I don't always feel this way. In July I spent a week at girls camp. For part of their week they spend an hour in our camp that is designated as "The Sacred Grove." The girls read scriptures, journal, pray and read a letter from their parents there. Near the end of our hour in the grove, some of the girls got a little bit restless and I felt impressed to speak. I told them about my experience at Muir Woods in halting words, the feelings of that day are still raw and painful when I think of them.

And then I told that that for all that many good men and women had tried to use the institutions of the world to make change, it could be that they were looking to the wrong grove. The grove of Joseph Smith is the place where we learn that God is personal--that He knows us as His children. In that other sacred grove we learn that the Savior died for us, and that peace only comes by knowing him and seeking truth. I knew in that moment, that if more people would go to the sacred places--in nature or those built by man, and truly seek to know God and do His will--the world would be really different.

I know this post should have been written in March; or at least July. But all these months out, it still stays with me. Particularly in this season of such joy mingled with such heartache. My Christmas lights and keeping my family huddled close are helping to keep darkness at bay. But I sense it, just outside my safe circle I have built for myself. There are those that would flaunt the rule of law and reject their Father in exchange for watching the world burn in a silacrum of true worship. As they do so, they wreak havoc and destruction on the children of the world, marking generations with their vilification of freedom and peace.

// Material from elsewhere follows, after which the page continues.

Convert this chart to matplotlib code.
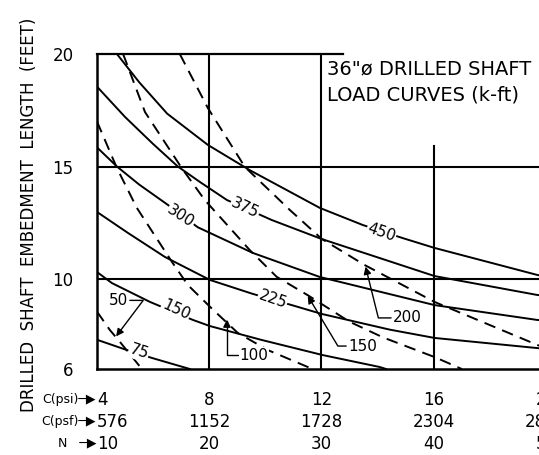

I want to act. I want to pull my car over and offer assistance without fear. I don't want to be one of the ones that just drives by while others suffer. But there are just such big problems--problems that cannot be fixed with the loan of a jack, a handy husband and a bag of oranges. The bit I can do seems so small compared to the scope of the thing.

My gratitude for the life I've been gifted with overwhelms me, even as I seek to understand how the inequities in the world can ever be made right.